The problem:
Copy out, with no alterations, the lines below running from the one containing "Give me the" to the one containing "['Albertino', 'Paracelsus', 'Zollernperle'];", inclusive at each end; pictures are omitted.

Source code of charts:
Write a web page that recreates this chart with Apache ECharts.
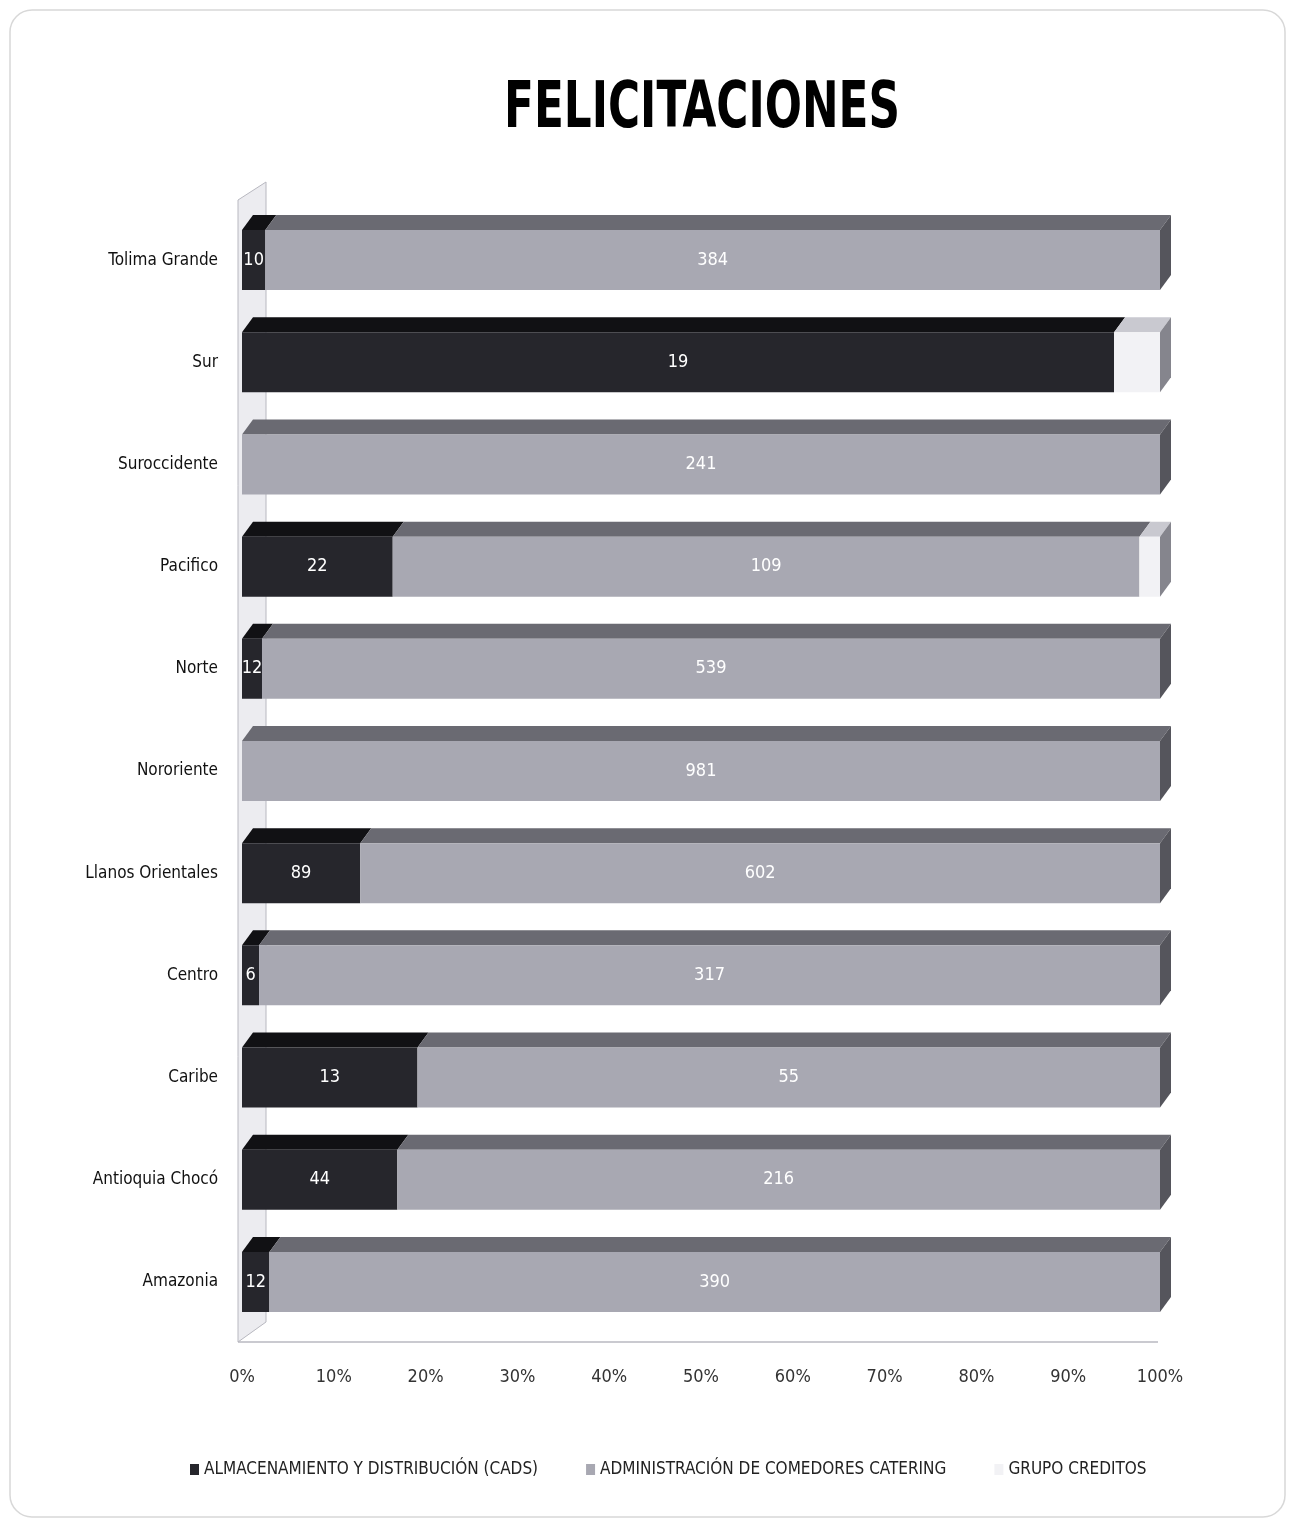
<!DOCTYPE html>
<html>
<head>
    <meta charset="utf-8">
    <title>Felicitaciones</title>
    <script src="https://cdn.jsdelivr.net/npm/echarts@6/dist/echarts.min.js"></script>
    <style>body{margin:0;background:#fff}</style>
</head>
<body>
    <div id="chart" style="width:1295px;height:1527px;"></div>
    <script type="text/javascript">
// datos
var categories = ['Tolima Grande', 'Sur', 'Suroccidente', 'Pacifico', 'Norte', 'Nororiente',
                  'Llanos Orientales', 'Centro', 'Caribe', 'Antioquia Chocó', 'Amazonia'];
var cads      = [10, 19, 0, 22, 12, 0, 89, 6, 13, 44, 12];
var catering  = [384, 0, 241, 109, 539, 981, 602, 317, 55, 216, 390];
var creditos  = [0, 1, 0, 3, 0, 0, 0, 0, 0, 0, 0];
var seriesNames = ['ALMACENAMIENTO Y DISTRIBUCIÓN (CADS)', 'ADMINISTRACIÓN DE COMEDORES CATERING', 'GRUPO CREDITOS'];
var tickLabels = ['0%', '10%', '20%', '30%', '40%', '50%', '60%', '70%', '80%', '90%', '100%'];

var raw = [cads, catering, creditos];
var front = ['#26262c', '#a8a8b2', '#f2f2f5'];
var topc  = ['#111114', '#6a6a72', '#c9c9d0'];
var sidec = ['#0c0c0e', '#55555c', '#85858d'];
var narrow = "'DejaVu Sans Condensed', 'Liberation Sans Narrow', sans-serif";

// porcentajes (100% apilado)
var pct = raw.map(function (arr) {
    return arr.map(function (v, i) {
        var t = cads[i] + catering[i] + creditos[i];
        return t ? v / t * 100 : 0;
    });
});

// caras superiores 3D: [categoria, inicio, fin, serie, ultimo]
var faces = [];
categories.forEach(function (c, i) {
    var acc = 0, lastIdx = -1;
    for (var s = 0; s < 3; s++) { if (pct[s][i] > 0) lastIdx = s; }
    for (var s = 0; s < 3; s++) {
        if (pct[s][i] <= 0) continue;
        faces.push([i, acc, acc + pct[s][i], s, s === lastIdx ? 1 : 0]);
        acc += pct[s][i];
    }
});

var chart = echarts.init(document.getElementById('chart'));

var barSeries = raw.map(function (arr, s) {
    return {
        name: seriesNames[s],
        type: 'bar',
        stack: 'total',
        barWidth: 60,
        data: pct[s],
        itemStyle: { color: front[s] },
        label: {
            show: s < 2,
            position: 'inside',
            color: '#fff',
            fontFamily: narrow,
            fontSize: 18,
            formatter: function (p) { return arr[p.dataIndex] ? arr[p.dataIndex] : ''; }
        }
    };
});

barSeries.push({
    type: 'custom',
    silent: true,
    data: faces,
    encode: { x: [1, 2], y: 0 },
    renderItem: function (params, api) {
        var cat = api.value(0);
        var p0 = api.coord([api.value(1), cat]);
        var p1 = api.coord([api.value(2), cat]);
        var s = api.value(3);
        var yt = p0[1] - 30, dx = 11, dy = 15;
        var children = [{
            type: 'polygon',
            shape: { points: [[p0[0], yt], [p0[0] + dx, yt - dy], [p1[0] + dx, yt - dy], [p1[0], yt]] },
            style: { fill: topc[s] }
        }];
        if (api.value(4)) {
            children.push({
                type: 'polygon',
                shape: { points: [[p1[0], yt], [p1[0] + dx, yt - dy], [p1[0] + dx, yt + 60 - dy], [p1[0], yt + 60]] },
                style: { fill: sidec[s] }
            });
        }
        return { type: 'group', children: children };
    },
    z: 1
});

var option = {
    backgroundColor: '#fff',
    graphic: [
        {
            type: 'rect',
            shape: { x: 10, y: 10, width: 1275, height: 1507, r: 22 },
            style: { fill: 'none', stroke: '#d8d8d8', lineWidth: 1.5 },
            z: -10
        },
        {
            type: 'text',
            x: 702, y: 110,
            scaleX: 0.76,
            style: {
                text: 'FELICITACIONES',
                font: "bold 64px 'DejaVu Sans Condensed', sans-serif",
                fill: '#000',
                align: 'center',
                verticalAlign: 'middle'
            }
        },
        {
            type: 'polygon',
            shape: { points: [[238, 200], [266, 182], [266, 1322], [238, 1342]] },
            style: { fill: '#ececf0', stroke: '#b8b8c0', lineWidth: 1 },
            z: -5
        },
        {
            type: 'line',
            shape: { x1: 238, y1: 1342, x2: 1158, y2: 1342 },
            style: { stroke: '#b8b8c0', lineWidth: 1.5 },
            z: -5
        }
    ],
    legend: {
        data: seriesNames,
        top: 1456,
        left: 185,
        itemWidth: 9,
        itemHeight: 11,
        itemGap: 48,
        icon: 'rect',
        textStyle: { fontFamily: narrow, fontSize: 17, color: '#222' }
    },
    grid: { left: 242, right: 135, top: 209, bottom: 194 },
    xAxis: {
        type: 'value',
        min: 0,
        max: 100,
        interval: 10,
        axisLine: { show: false },
        axisTick: { show: false },
        splitLine: { show: false },
        axisLabel: {
            margin: 35,
            fontFamily: narrow,
            fontSize: 18,
            color: '#333',
            formatter: function (v) { return tickLabels[Math.round(v / 10)]; }
        }
    },
    yAxis: {
        type: 'category',
        inverse: true,
        data: categories,
        axisLine: { show: false },
        axisTick: { show: false },
        axisLabel: {
            margin: 24,
            fontFamily: narrow,
            fontSize: 17,
            color: '#111'
        }
    },
    series: barSeries
};

chart.setOption(option);
    </script>
</body>
</html>
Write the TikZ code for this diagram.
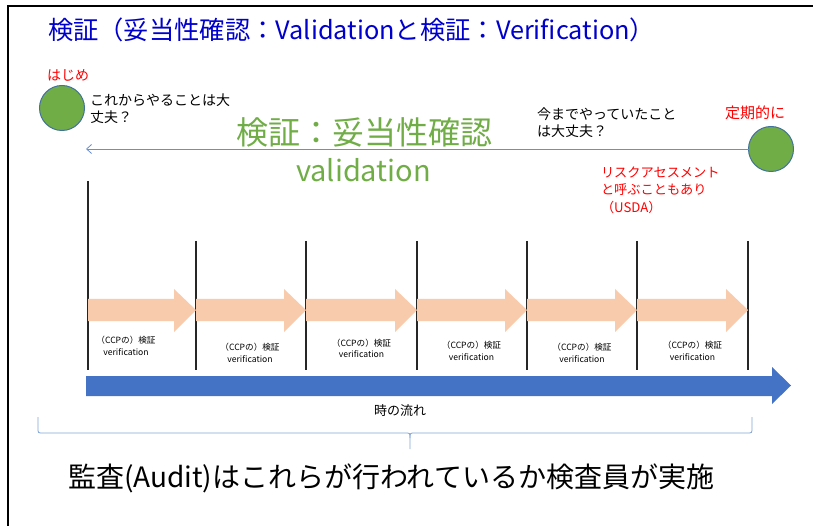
\documentclass[tikz,border=0pt]{standalone}
\usepackage{fontspec}
\newfontfamily\jp{Noto Sans CJK JP}
\usetikzlibrary{arrows.meta}
\definecolor{ttlblue}{HTML}{0000CC}
\definecolor{cgreen}{HTML}{70AD47}
\definecolor{cborder}{HTML}{41719C}
\definecolor{peach}{HTML}{F8CBAD}
\definecolor{bigblue}{HTML}{4472C4}
\definecolor{thinblue}{HTML}{6A8FD0}
\definecolor{bracecol}{HTML}{7FA3D8}
\definecolor{vlinecol}{HTML}{262626}
\tikzset{
  txt/.style={anchor=west, align=left, font=\jp\fontsize{14}{17}\selectfont},
  redtxt/.style={txt, text=red},
  dot/.style={circle, fill=cgreen, draw=cborder, line width=1pt, minimum size=45pt},
  vline/.style={draw=vlinecol, line width=1.4pt},
  peachshape/.style={fill=peach},
  ccp/.style={align=center, font=\jp\fontsize{8.6}{11.5}\selectfont},
}
\begin{document}
\begin{tikzpicture}[x=1pt,y=-1pt, every node/.style={inner sep=0pt, outer sep=0pt}]
\useasboundingbox (0,0) rectangle (813,526);
% frame
\draw[line width=2pt] (8,526) -- (8,6) -- (813,6);
% title
\node[anchor=west, text=ttlblue, font=\jp\fontsize{25.3}{28}\selectfont] (title) at (48,30) {検証（妥当性確認：Validationと検証：Verification）};
% circles
\node[dot] (start) at (62,108) {};
\node[dot] (periodic) at (771,149) {};
\node[redtxt] (hajime) at (47,75) {はじめ};
\node[redtxt, font=\jp\fontsize{15}{17}\selectfont] (teiki) at (725,113) {定期的に};
\node[txt] (q1) at (90,108.5) {これからやることは大\\丈夫？};
\node[txt] (q2) at (537,123) {今までやっていたこと\\は大丈夫？};
\node[redtxt, font=\jp\fontsize{13.2}{17.5}\selectfont] (risk) at (601,190) {リスクアセスメント\\と呼ぶこともあり\\（USDA）};
% green text
\node[anchor=west, text=cgreen, font=\jp\fontsize{32}{34}\selectfont] (valj) at (236,132) {検証：妥当性確認};
\node[anchor=west, text=cgreen, font=\jp\fontsize{29}{32}\selectfont] (vale) at (296,170) {validation};
% thin arrow
\coordinate (arrEnd) at (86,149);
\draw[thinblue, line width=0.8pt, -{Straight Barb[length=5pt,width=9pt]}] (periodic.west) -- (arrEnd);
% vertical lines
\coordinate (t0) at (88,181); \coordinate (b0) at (88,370);
\foreach \i/\x in {1/196,2/306,3/417,4/527,5/637,6/748} {
  \coordinate (t\i) at (\x,241); \coordinate (b\i) at (\x,370);
}
\foreach \i in {0,...,6} { \draw[vline] (t\i) -- (b\i); }
% peach arrows
\foreach \a/\b in {88/196,196/306,306/417,417/527,527/637,637/748} {
  \fill[peachshape] (\a,299) -- (\b-22,299) -- (\b-22,289) -- (\b,310) -- (\b-22,332) -- (\b-22,321) -- (\a,321) -- cycle;
}
% labels
\node[ccp] (c1) at (126,346) {（CCPの）検証\\verification};
\node[ccp] (c2) at (250,353) {（CCPの）検証\\verification};
\node[ccp] (c3) at (361.5,348.5) {（CCPの）検証\\verification};
\node[ccp] (c4) at (471.5,351) {（CCPの）検証\\verification};
\node[ccp] (c5) at (582,353) {（CCPの）検証\\verification};
\node[ccp] (c6) at (692.5,351) {（CCPの）検証\\verification};
% big blue arrow
\fill[bigblue] (86,376) -- (772,376) -- (772,367) -- (791,385.5) -- (772,404) -- (772,396) -- (86,396) -- cycle;
\node[font=\jp\fontsize{13}{15}\selectfont] (flow) at (400,411) {時の流れ};
% brace
\draw[bracecol, line width=0.8pt] (38,417) -- (38,428) .. controls (38,433) .. (43,433) -- (405,433) .. controls (410,433) .. (410,438) -- (410,449);
\draw[bracecol, line width=0.8pt] (752,417) -- (752,428) .. controls (752,433) .. (747,433) -- (415,433) .. controls (410,433) .. (410,438);
\node[anchor=west, font=\jp\fontsize{28}{30}\selectfont] (audit) at (68,478) {監査(Audit)はこれらが行われているか検査員が実施};
\end{tikzpicture}
\end{document}
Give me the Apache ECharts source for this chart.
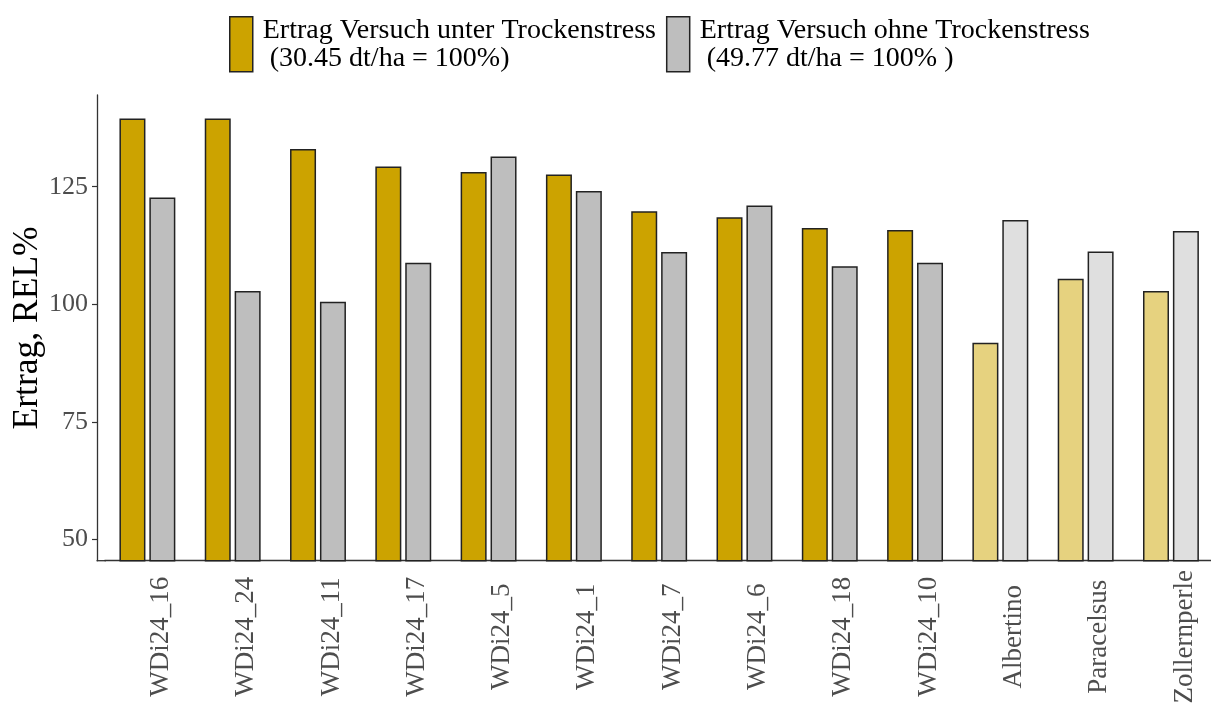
<!DOCTYPE html>
<html>
<head>
<meta charset="utf-8">
<script src="https://cdn.jsdelivr.net/npm/echarts@6/dist/echarts.min.js"></script>
<style>
  html, body { margin: 0; padding: 0; background: #fff; }
  #chart { width: 1211px; height: 704px; }
</style>
</head>
<body>
<div id="chart"></div>
<script>
  // Sorten / Zuchtstaemme
  var categories = ['WDi24_16', 'WDi24_24', 'WDi24_11', 'WDi24_17', 'WDi24_5', 'WDi24_1',
    'WDi24_7', 'WDi24_6', 'WDi24_18', 'WDi24_10', 'Albertino', 'Paracelsus', 'Zollernperle'];
  // Vergleichssorten (heller dargestellt)
  var checkVarieties = ['Albertino', 'Paracelsus', 'Zollernperle'];

  // Ertrag relativ, %
  var stressValues = [139.5, 139.5, 133.0, 129.3, 128.1, 127.6, 119.8, 118.5, 116.2, 115.8, 91.8, 105.4, 102.8];
  var noStressValues = [122.7, 102.8, 100.5, 108.8, 131.4, 124.1, 111.1, 121.0, 108.1, 108.8, 117.9, 111.2, 115.6];

  var yTicks = [50, 75, 100, 125];

  var seriesNames = ['Ertrag Versuch unter Trockenstress\n (30.45 dt/ha = 100%)',
    'Ertrag Versuch ohne Trockenstress\n (49.77 dt/ha = 100% )'];

  var colStress = '#CCA300', colStressLight = '#E6D27F';
  var colNoStress = '#BEBEBE', colNoStressLight = '#DFDFDF';

  function toItems(values, col, colLight) {
    return values.map(function (v, i) {
      var light = checkVarieties.indexOf(categories[i]) >= 0;
      return { value: v, itemStyle: { color: light ? colLight : col } };
    });
  }

  var chart = echarts.init(document.getElementById('chart'));
  chart.setOption({
    animation: false,
    textStyle: { fontFamily: 'Liberation Serif' },
    legend: {
      left: 229,
      top: 16,
      padding: 0,
      itemWidth: 23,
      itemHeight: 55,
      itemGap: 10,
      icon: 'rect',
      textStyle: {
        fontSize: 28,
        lineHeight: 28,
        color: '#000',
        fontFamily: 'Liberation Serif',
        padding: [0, 0, 0, 5]
      },
      data: [
        { name: seriesNames[0], itemStyle: { color: colStress, borderColor: '#222', borderWidth: 1.5 } },
        { name: seriesNames[1], itemStyle: { color: colNoStress, borderColor: '#222', borderWidth: 1.5 } }
      ]
    },
    grid: { left: 104.75, right: -2.6, top: 95, bottom: 143.3, containLabel: false, outerBoundsMode: 'none' },
    xAxis: {
      type: 'category',
      data: categories,
      axisLine: { lineStyle: { color: '#333', width: 1.3 } },
      axisTick: { alignWithLabel: true, length: 4, lineStyle: { color: '#333', width: 1.2 } },
      axisLabel: {
        rotate: 90,
        interval: 0,
        align: 'center',
        verticalAlign: 'top',
        margin: 76,
        fontSize: 27,
        color: '#4D4D4D',
        fontFamily: 'Liberation Serif'
      }
    },
    yAxis: {
      type: 'value',
      min: 45.45,
      max: 144.5,
      offset: 7.75,
      name: 'Ertrag, REL%',
      nameLocation: 'middle',
      nameGap: 51,
      nameMoveOverlap: false,
      nameTextStyle: { fontSize: 35.5, color: '#000', fontFamily: 'Liberation Serif' },
      splitLine: { show: false },
      axisLine: { show: true, lineStyle: { color: '#333', width: 1.3 } },
      axisTick: { show: true, length: 5, customValues: yTicks, lineStyle: { color: '#333', width: 1.2 } },
      axisLabel: { customValues: yTicks, margin: 9, fontSize: 26, color: '#4D4D4D', fontFamily: 'Liberation Serif' }
    },
    graphic: [{
      type: 'line',
      shape: { x1: 96.5, y1: 560.7, x2: 106, y2: 560.7 },
      style: { stroke: '#333', lineWidth: 1.3 }
    }],
    series: [
      {
        name: seriesNames[0],
        type: 'bar',
        barWidth: 26,
        barGap: '15%',
        itemStyle: { color: colStress, borderColor: '#222', borderWidth: 1.5 },
        data: toItems(stressValues, colStress, colStressLight)
      },
      {
        name: seriesNames[1],
        type: 'bar',
        barWidth: 26,
        barGap: '15%',
        itemStyle: { color: colNoStress, borderColor: '#222', borderWidth: 1.5 },
        data: toItems(noStressValues, colNoStress, colNoStressLight)
      }
    ]
  });
</script>
</body>
</html>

Task result:
Give me the Apache ECharts source for this chart.
<!DOCTYPE html>
<html>
<head>
<meta charset="utf-8">
<script src="https://cdn.jsdelivr.net/npm/echarts@6/dist/echarts.min.js"></script>
<style>
  html, body { margin: 0; padding: 0; background: #fff; }
  #chart { width: 1211px; height: 704px; }
</style>
</head>
<body>
<div id="chart"></div>
<script>
  // Sorten / Zuchtstaemme
  var categories = ['WDi24_16', 'WDi24_24', 'WDi24_11', 'WDi24_17', 'WDi24_5', 'WDi24_1',
    'WDi24_7', 'WDi24_6', 'WDi24_18', 'WDi24_10', 'Albertino', 'Paracelsus', 'Zollernperle'];
  // Vergleichssorten (heller dargestellt)
  var checkVarieties = ['Albertino', 'Paracelsus', 'Zollernperle'];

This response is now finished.